Google ist kein Buch, sondern ein Inhaltsverzeichnis

Wie er ernsthaft wissenschaftlich belegen will, dass Informationen aus dem Netz schlechter verarbeitet werden als im analogen Bereich, das bleibt sein Rätsel. "Wir wissen weiterhin, dass wenn man etwas googelt, bleibt das nicht so gut hängen als wenn man es in einem Buch liest oder in der Zeitung oder in einer Zeitschrift", sagt Spitzer. Wie viele ältere Herrschaften begreift er offenbar nicht, dass Google nicht das Buch, sondern das Inhaltsverzeichnis ist.
Spitzer argumentiert aus der Sicht eines Arztes, der Onlinesüchtige behandelt – und offenbar überall Suchtgefahr wittert. Die einzig gültige Therapie gegen den suchthaften Gebrauch des Netzes ist für ihn die Abstinenz. Doch so wenig Essgestörte mit dem völligen Verzicht auf Nahrung geheilt werden können, werden Onlinesüchtige gesund, wenn man ihr Laptop wegschließt.
Nein, es gibt kein gutes und kein schlechtes Lernen. Die Lust auf Lernen, ganz gleich wo sie beginnt, gilt es zu hegen und zu pflegen. Dazu gehört selbstverständlich auch die Nutzung dieses irren Internets.

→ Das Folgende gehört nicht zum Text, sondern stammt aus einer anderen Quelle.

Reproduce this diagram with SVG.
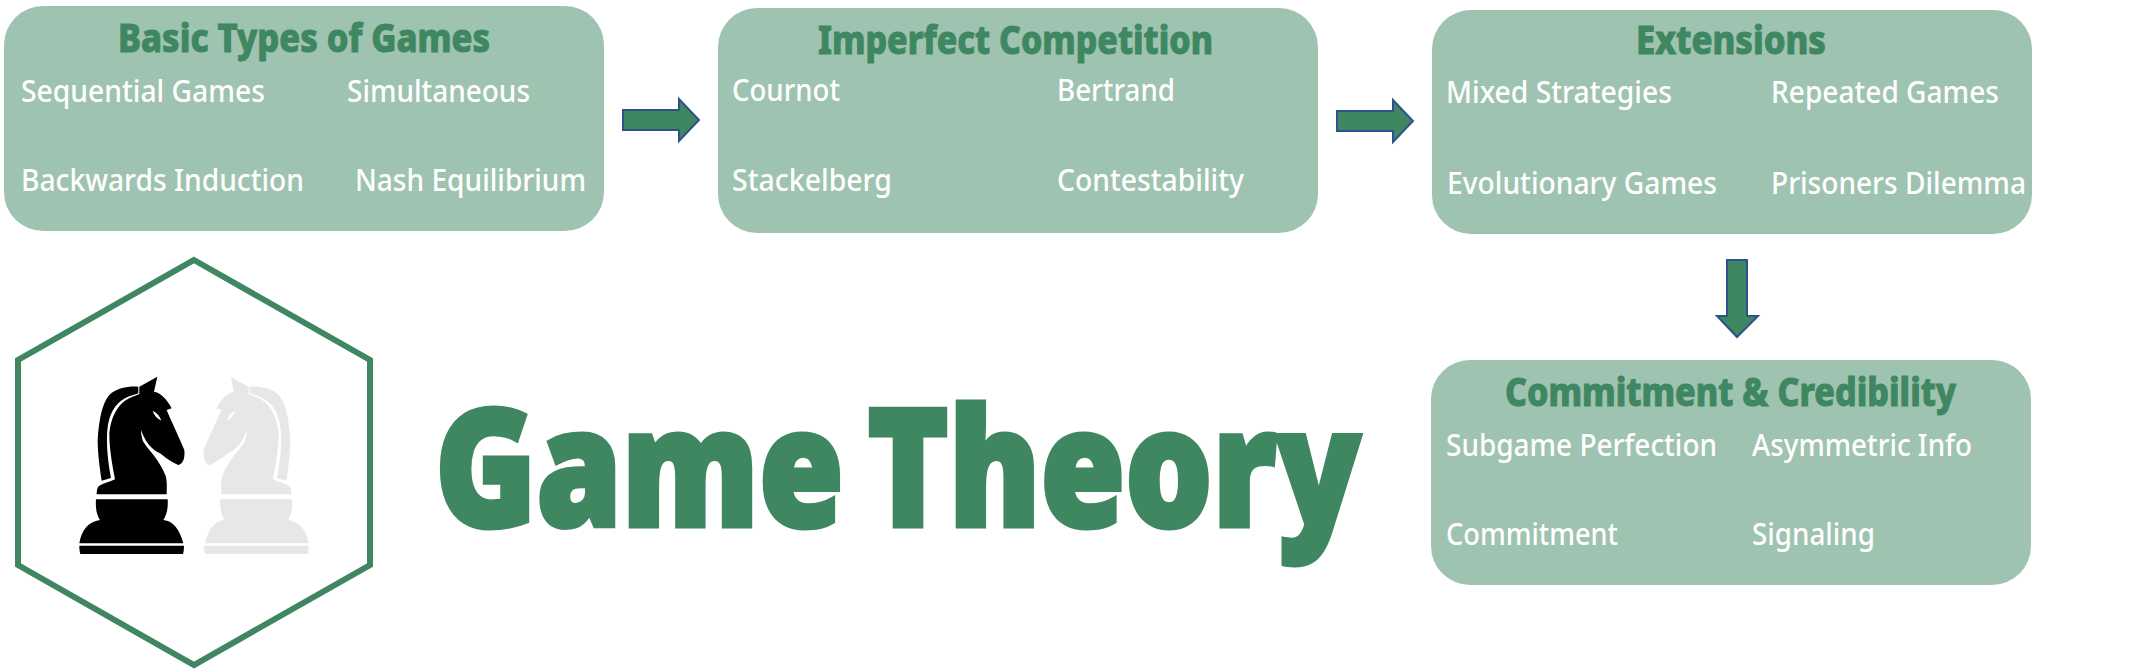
<svg xmlns="http://www.w3.org/2000/svg" xmlns:xlink="http://www.w3.org/1999/xlink" width="2131" height="672" viewBox="0 0 2131 672">
<style>
.box{fill:#9fc3b1}
.h{font-family:"Noto Sans","Liberation Sans",sans-serif;font-weight:800;font-size:40px;fill:#3f8761;stroke:#3f8761;stroke-width:1}
.t{font-family:"Noto Sans","Liberation Sans",sans-serif;font-weight:500;font-size:31px;fill:#fff}
.arrow{fill:#3f8761;stroke:#2f528f;stroke-width:2}
.big{font-family:"Noto Sans","Liberation Sans",sans-serif;font-weight:900;font-size:164px;fill:#3f8761;stroke:#3f8761;stroke-width:5;word-spacing:-14px}
</style>
<defs>
<g id="knight">
<path d="M415 410C390 408 350 412 328 435C306 460 297 510 293 570C293 610 300 660 305 692L333 684C325 640 318 590 322 540C326 495 345 460 375 445C390 437 405 434 415 430Z"/>
<path fill-rule="evenodd" d="M418 432L418 410L472 380L462 425C480 428 500 445 515 475L500 480C510 505 530 545 553 600C555 620 552 640 535 645C522 640 505 630 480 610C460 600 440 585 425 545C420 530 425 565 430 575C445 600 480 630 498 680C502 700 500 720 500 733L290 733C290 722 292 712 297 708C310 700 330 695 345 688C338 650 328 600 328 550C332 505 350 470 375 452C390 442 405 438 418 432ZM458 482C462 495 470 505 484 512C480 498 470 488 458 482Z"/>
<path d="M288 748L503 748C505 775 500 795 490 810C520 812 540 840 550 880L238 880C245 840 265 815 300 810C290 795 286 775 288 748Z"/>
<path d="M238 887L552 887C552 897 551 905 549 912L241 912C239 905 238 897 238 887Z"/>
</g>
</defs>
<g id="connectors">
<path class="arrow" d="M623 110H679V99L699 120L679 141V130H623Z"/>
<path class="arrow" d="M1337 111H1393V100L1413 121L1393 142V131H1337Z"/>
<path class="arrow" d="M1727 260H1747V316H1758L1737 337L1717 316H1727Z"/>
</g>
<g id="node-basic">
<rect class="box" x="4" y="6" width="600" height="225" rx="39"/>
<text class="h" x="118" y="52" textLength="372" lengthAdjust="spacingAndGlyphs">Basic Types of Games</text>
<text class="t" x="21" y="102" textLength="244" lengthAdjust="spacingAndGlyphs">Sequential Games</text>
<text class="t" x="347" y="102" textLength="183" lengthAdjust="spacingAndGlyphs">Simultaneous</text>
<text class="t" x="21" y="191" textLength="283" lengthAdjust="spacingAndGlyphs">Backwards Induction</text>
<text class="t" x="355" y="191" textLength="231" lengthAdjust="spacingAndGlyphs">Nash Equilibrium</text>
</g>
<g id="node-imperfect">
<rect class="box" x="718" y="8" width="600" height="225" rx="39"/>
<text class="h" x="818" y="54" textLength="395" lengthAdjust="spacingAndGlyphs">Imperfect Competition</text>
<text class="t" x="732" y="101" textLength="108" lengthAdjust="spacingAndGlyphs">Cournot</text>
<text class="t" x="1057" y="101" textLength="118" lengthAdjust="spacingAndGlyphs">Bertrand</text>
<text class="t" x="732" y="191" textLength="160" lengthAdjust="spacingAndGlyphs">Stackelberg</text>
<text class="t" x="1057" y="191" textLength="187" lengthAdjust="spacingAndGlyphs">Contestability</text>
</g>
<g id="node-extensions">
<rect class="box" x="1432" y="10" width="600" height="224" rx="39"/>
<text class="h" x="1636" y="54" textLength="190" lengthAdjust="spacingAndGlyphs">Extensions</text>
<text class="t" x="1446" y="103" textLength="226" lengthAdjust="spacingAndGlyphs">Mixed Strategies</text>
<text class="t" x="1771" y="103" textLength="228" lengthAdjust="spacingAndGlyphs">Repeated Games</text>
<text class="t" x="1447" y="194" textLength="270" lengthAdjust="spacingAndGlyphs">Evolutionary Games</text>
<text class="t" x="1771" y="194" textLength="255" lengthAdjust="spacingAndGlyphs">Prisoners Dilemma</text>
</g>
<g id="node-commitment">
<rect class="box" x="1431" y="360" width="600" height="225" rx="39"/>
<text class="h" x="1505" y="406" textLength="451" lengthAdjust="spacingAndGlyphs">Commitment &amp; Credibility</text>
<text class="t" x="1446" y="456" textLength="271" lengthAdjust="spacingAndGlyphs">Subgame Perfection</text>
<text class="t" x="1752" y="456" textLength="220" lengthAdjust="spacingAndGlyphs">Asymmetric Info</text>
<text class="t" x="1446" y="545" textLength="172" lengthAdjust="spacingAndGlyphs">Commitment</text>
<text class="t" x="1752" y="545" textLength="123" lengthAdjust="spacingAndGlyphs">Signaling</text>
</g>
<g id="node-logo">
<polygon points="194,260 370,360 370,565 194,665 18,565 18,360" fill="#fff" stroke="#3f8761" stroke-width="6"/>
<use xlink:href="#knight" href="#knight" transform="translate(0,250) scale(.3333)" fill="#000"/>
<use xlink:href="#knight" href="#knight" transform="translate(388,250) scale(-.3333,.3333)" fill="#e7e7e7"/>
</g>
<g id="node-title">
<text class="big" transform="translate(435,526) scale(.836,1)" x="0" y="0">Game Theory</text>
</g>
</svg>
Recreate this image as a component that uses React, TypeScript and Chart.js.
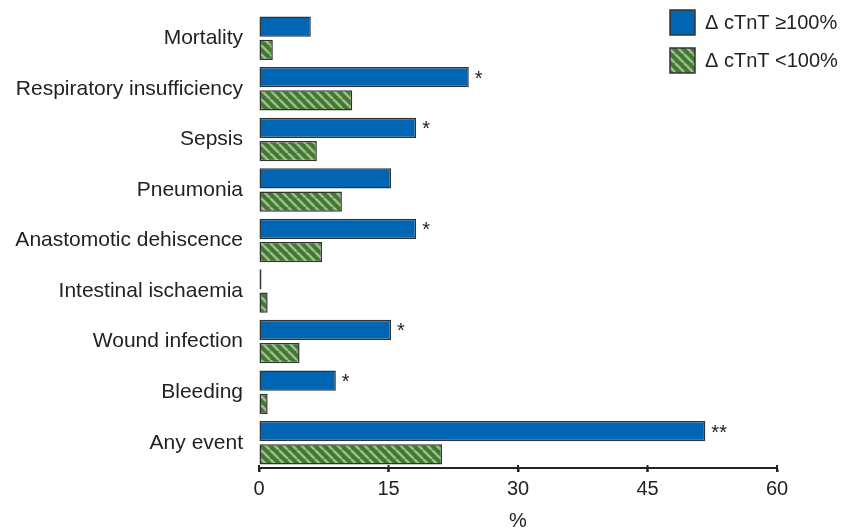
import React, { useEffect, useRef } from "react";
import { Chart, registerables } from "chart.js";

Chart.register(...registerables);

const categories = [
  "Mortality",
  "Respiratory insufficiency",
  "Sepsis",
  "Pneumonia",
  "Anastomotic dehiscence",
  "Intestinal ischaemia",
  "Wound infection",
  "Bleeding",
  "Any event",
];

const highRise = [6.0, 24.3, 18.2, 15.3, 18.2, 0, 15.3, 8.9, 51.7];
const lowRise = [1.6, 10.8, 6.7, 9.6, 7.3, 1.0, 4.7, 1.0, 21.2];
const significance = ["", "*", "*", "", "*", "", "*", "*", "**"];

const xTicks = [0, 15, 30, 45, 60];
const seriesLabels = ["\u0394 cTnT \u2265100%", "\u0394 cTnT <100%"];

const FONT = "'Liberation Sans', Arial, Helvetica, sans-serif";
const BLUE = "#0066b3";
const GREEN = "#3e7a2f";
const STRIPE = "#a2ba8f";
const EDGE = "#333333";
const INK = "#222222";

function makeHatch(): CanvasPattern | string {
  const s = 9;
  const c = document.createElement("canvas");
  c.width = s;
  c.height = s;
  const g = c.getContext("2d");
  if (!g) return GREEN;
  g.fillStyle = GREEN;
  g.fillRect(0, 0, s, s);
  g.strokeStyle = STRIPE;
  g.lineWidth = 2.6;
  for (let k = -1; k <= 1; k++) {
    g.beginPath();
    g.moveTo(k * s, 0);
    g.lineTo(k * s + s, s);
    g.stroke();
  }
  const p = g.createPattern(c, "repeat");
  return p || GREEN;
}

export default function App() {
  const ref = useRef<HTMLCanvasElement | null>(null);

  useEffect(() => {
    if (!ref.current) return;
    const hatch = makeHatch();

    // asterisks after the bars of the first series
    const starPlugin = {
      id: "stars",
      afterDatasetsDraw(chart: any) {
        const ctx = chart.ctx;
        const meta = chart.getDatasetMeta(0);
        ctx.save();
        ctx.font = `20px ${FONT}`;
        ctx.fillStyle = INK;
        ctx.textBaseline = "middle";
        ctx.textAlign = "left";
        meta.data.forEach((bar: any, i: number) => {
          const mark = significance[i];
          if (!mark) return;
          ctx.fillText(mark, bar.x + 6, bar.y + 2);
        });
        ctx.restore();
      },
    };

    // tick marks crossing the x axis line
    const tickPlugin = {
      id: "crossTicks",
      afterDraw(chart: any) {
        const ctx = chart.ctx;
        const xs = chart.scales.x;
        const y0 = chart.chartArea.bottom;
        ctx.save();
        ctx.strokeStyle = INK;
        ctx.lineWidth = 2;
        xTicks.forEach((v) => {
          const px = xs.getPixelForValue(v);
          ctx.beginPath();
          ctx.moveTo(px, y0 - 3);
          ctx.lineTo(px, y0 + 4);
          ctx.stroke();
        });
        ctx.restore();
      },
    };

    // legend boxes in the upper right corner
    const legendPlugin = {
      id: "cornerLegend",
      afterDraw(chart: any) {
        const ctx = chart.ctx;
        ctx.save();
        ctx.font = `20px ${FONT}`;
        ctx.textBaseline = "middle";
        ctx.textAlign = "left";
        chart.data.datasets.forEach((ds: any, i: number) => {
          const x = 670;
          const y = 10 + i * 38;
          ctx.fillStyle = ds.backgroundColor;
          ctx.fillRect(x, y, 25, 25);
          ctx.strokeStyle = EDGE;
          ctx.lineWidth = 1.5;
          ctx.strokeRect(x, y, 25, 25);
          ctx.fillStyle = INK;
          ctx.fillText(ds.label, x + 35, y + 13);
        });
        ctx.restore();
      },
    };

    const chart = new Chart(ref.current, {
      type: "bar",
      data: {
        labels: categories,
        datasets: [
          {
            label: seriesLabels[0],
            data: highRise,
            backgroundColor: BLUE,
            borderColor: EDGE,
            borderWidth: 1.5,
            borderSkipped: false,
            minBarLength: 2.5,
            categoryPercentage: 0.92,
            barPercentage: 0.87,
          },
          {
            label: seriesLabels[1],
            data: lowRise,
            backgroundColor: hatch as any,
            borderColor: EDGE,
            borderWidth: 1.5,
            borderSkipped: false,
            categoryPercentage: 0.92,
            barPercentage: 0.87,
          },
        ],
      },
      options: {
        indexAxis: "y",
        animation: false,
        responsive: false,
        maintainAspectRatio: false,
        layout: { padding: { left: 0, top: 13, right: 69, bottom: 0 } },
        plugins: {
          legend: { display: false },
          tooltip: { enabled: false },
        },
        scales: {
          y: {
            grid: { display: false },
            border: { display: false },
            ticks: {
              padding: 8,
              color: INK,
              font: { family: FONT, size: 21 },
            },
            afterFit(s: any) {
              s.width = 259;
              s.paddingTop = 0;
              s.paddingBottom = 0;
            },
          },
          x: {
            min: 0,
            max: 60,
            position: "bottom",
            afterBuildTicks(s: any) {
              s.ticks = xTicks.map((v) => ({ value: v }));
            },
            grid: {
              display: true,
              drawOnChartArea: false,
              drawTicks: true,
              tickLength: 4,
              tickWidth: 2,
              tickColor: INK,
            },
            border: { display: true, color: INK, width: 2 },
            ticks: {
              padding: 5,
              color: INK,
              font: { family: FONT, size: 20 },
              maxRotation: 0,
            },
            title: {
              display: true,
              text: "%",
              color: INK,
              font: { family: FONT, size: 20 },
              padding: { top: 9, bottom: -4 },
            },
            afterFit(s: any) {
              s.height = 61;
            },
          },
        },
      },
      plugins: [starPlugin, tickPlugin, legendPlugin],
    });

    return () => chart.destroy();
  }, []);

  return (
    <div style={{ position: "fixed", left: 0, top: 0, width: 846, height: 529, background: "#fff" }}>
      <canvas ref={ref} width={846} height={529} style={{ width: 846, height: 529 }} />
    </div>
  );
}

Da reicht es leider nicht, wenn sich ein Lehrer die Mathearbeit im Netz besorgt, damit er sie nicht selbst entwickeln muss. Nein, Pädagogen müssen sich informieren, aufgeschlossen sein, sich selber auf den Weg machen. Mit einer kostenlosen App kommt man beispielsweise in Sekundenschnelle zur ebenfalls kostenlosen - digitalen - Nutzung der Stadtbibliothek. Hier kann man sich Bücher, Hörbücher oder Zeitschriften direkt aufs Smartphone oder Tablet ausleihen. Auch das, liebe Lehrerinnen und Lehrer, müssen Schüler heute einfach wissen!